I was hoping to see more weirdos! Maybe the cold keeps them covered up in their wool coats. I know I was bundled up and couldn't show my true colors until I found an awesome mustard yellow and red plaid coat for $18.50 at Buffalo Exchange! The first two days in the city were spent wearing my grandmother's old coat. It's nice and warm but it's totally shapeless. There are trash bags out there with more shape to them! I was really excited to find the new coat because it has a shape to it! I felt much sassier in my new coat! I just don't feel myself if I'm not wearing something bold and colorful. As much as I get annoyed when people stare at me I would feel much more uncomfortable if I wore all black and grey. I would rather deal with ignorant people who can't appreciate bright colors and bold patterns than dress to disappear.
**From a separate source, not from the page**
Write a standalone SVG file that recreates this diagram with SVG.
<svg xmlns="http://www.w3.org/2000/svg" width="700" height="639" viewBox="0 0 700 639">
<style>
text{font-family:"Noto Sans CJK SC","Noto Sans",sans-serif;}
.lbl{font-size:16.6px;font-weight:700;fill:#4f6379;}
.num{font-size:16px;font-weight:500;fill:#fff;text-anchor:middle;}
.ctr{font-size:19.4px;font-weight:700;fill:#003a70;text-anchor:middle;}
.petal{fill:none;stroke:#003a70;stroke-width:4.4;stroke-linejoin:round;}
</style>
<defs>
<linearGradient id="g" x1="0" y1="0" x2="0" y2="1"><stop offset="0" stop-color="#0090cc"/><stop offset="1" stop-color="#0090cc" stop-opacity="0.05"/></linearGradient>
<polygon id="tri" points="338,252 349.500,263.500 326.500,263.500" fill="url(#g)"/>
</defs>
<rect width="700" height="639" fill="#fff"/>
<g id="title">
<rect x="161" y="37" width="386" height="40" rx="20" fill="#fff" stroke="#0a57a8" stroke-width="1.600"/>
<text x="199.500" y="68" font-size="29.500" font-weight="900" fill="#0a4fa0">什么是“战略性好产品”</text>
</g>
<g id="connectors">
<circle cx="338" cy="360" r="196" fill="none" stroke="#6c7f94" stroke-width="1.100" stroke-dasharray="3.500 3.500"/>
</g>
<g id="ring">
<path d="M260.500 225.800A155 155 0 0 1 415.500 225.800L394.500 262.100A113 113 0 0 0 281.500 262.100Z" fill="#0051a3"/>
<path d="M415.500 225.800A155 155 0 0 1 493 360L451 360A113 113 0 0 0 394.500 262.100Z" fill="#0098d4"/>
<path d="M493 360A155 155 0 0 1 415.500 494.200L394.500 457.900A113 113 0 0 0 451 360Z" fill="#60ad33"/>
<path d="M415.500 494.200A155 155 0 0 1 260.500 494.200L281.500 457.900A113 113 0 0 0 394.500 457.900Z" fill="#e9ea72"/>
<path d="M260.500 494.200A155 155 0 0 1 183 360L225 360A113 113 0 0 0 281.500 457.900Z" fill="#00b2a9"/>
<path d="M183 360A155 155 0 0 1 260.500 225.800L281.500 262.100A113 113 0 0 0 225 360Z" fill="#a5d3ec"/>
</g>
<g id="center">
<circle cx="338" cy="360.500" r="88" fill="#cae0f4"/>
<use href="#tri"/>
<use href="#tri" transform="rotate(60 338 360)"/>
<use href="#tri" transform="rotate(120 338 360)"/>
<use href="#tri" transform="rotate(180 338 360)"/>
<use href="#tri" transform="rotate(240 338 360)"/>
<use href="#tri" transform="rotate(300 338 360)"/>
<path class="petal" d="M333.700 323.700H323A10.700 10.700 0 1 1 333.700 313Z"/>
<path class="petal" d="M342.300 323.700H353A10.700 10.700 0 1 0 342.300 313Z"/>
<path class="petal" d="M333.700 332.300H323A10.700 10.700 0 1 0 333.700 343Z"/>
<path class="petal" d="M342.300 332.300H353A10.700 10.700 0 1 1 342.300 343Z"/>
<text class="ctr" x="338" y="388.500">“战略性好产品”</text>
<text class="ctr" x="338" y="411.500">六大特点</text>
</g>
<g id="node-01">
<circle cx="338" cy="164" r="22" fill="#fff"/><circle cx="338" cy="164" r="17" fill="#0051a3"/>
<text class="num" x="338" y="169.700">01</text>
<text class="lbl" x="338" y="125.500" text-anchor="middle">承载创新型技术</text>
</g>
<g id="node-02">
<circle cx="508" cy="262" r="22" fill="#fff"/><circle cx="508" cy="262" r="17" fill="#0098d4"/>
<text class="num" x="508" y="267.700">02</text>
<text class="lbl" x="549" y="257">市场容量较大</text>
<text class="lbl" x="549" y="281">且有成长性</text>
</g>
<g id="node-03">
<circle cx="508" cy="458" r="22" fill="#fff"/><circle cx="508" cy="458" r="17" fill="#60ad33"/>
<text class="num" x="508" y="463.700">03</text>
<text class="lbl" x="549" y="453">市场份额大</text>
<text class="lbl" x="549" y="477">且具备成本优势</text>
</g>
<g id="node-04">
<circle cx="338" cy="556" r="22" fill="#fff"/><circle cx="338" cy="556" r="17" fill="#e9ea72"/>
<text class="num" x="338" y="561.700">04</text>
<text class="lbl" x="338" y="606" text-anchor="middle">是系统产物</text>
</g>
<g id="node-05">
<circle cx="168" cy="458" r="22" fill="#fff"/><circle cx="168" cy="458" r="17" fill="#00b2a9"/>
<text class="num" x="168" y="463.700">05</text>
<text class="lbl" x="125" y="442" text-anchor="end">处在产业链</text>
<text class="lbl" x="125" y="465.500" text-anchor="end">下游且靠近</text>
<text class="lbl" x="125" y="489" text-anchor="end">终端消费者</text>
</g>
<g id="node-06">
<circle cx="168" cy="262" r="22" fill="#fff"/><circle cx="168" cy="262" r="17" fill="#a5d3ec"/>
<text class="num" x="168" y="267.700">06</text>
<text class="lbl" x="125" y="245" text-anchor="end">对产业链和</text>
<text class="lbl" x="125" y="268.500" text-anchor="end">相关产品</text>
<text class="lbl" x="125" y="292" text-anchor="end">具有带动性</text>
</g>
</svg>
ANYWAY! I really liked being in the city. We had good times, we ate AWESOME pizza and Thai food (Tom Yum noodle soup!) and did some very fun shopping. I got a new tube of Urban Decay Primer Potion (which I love) because my old tube was all dried out and almost totally empty. Very glad to have that particular beauty basic. Wearing eyeshadow before having the PP was such a waste!

This post is such a mishmash. I'll make another one in the next few days about some items I've received in the mail that will really change the look of my Etsy shop for the better! I'm still waiting on a few items to arrive but I have enough to get started and I can't wait to get back to work! I have so many ideas floating around in the ol' head. There's so much more to come!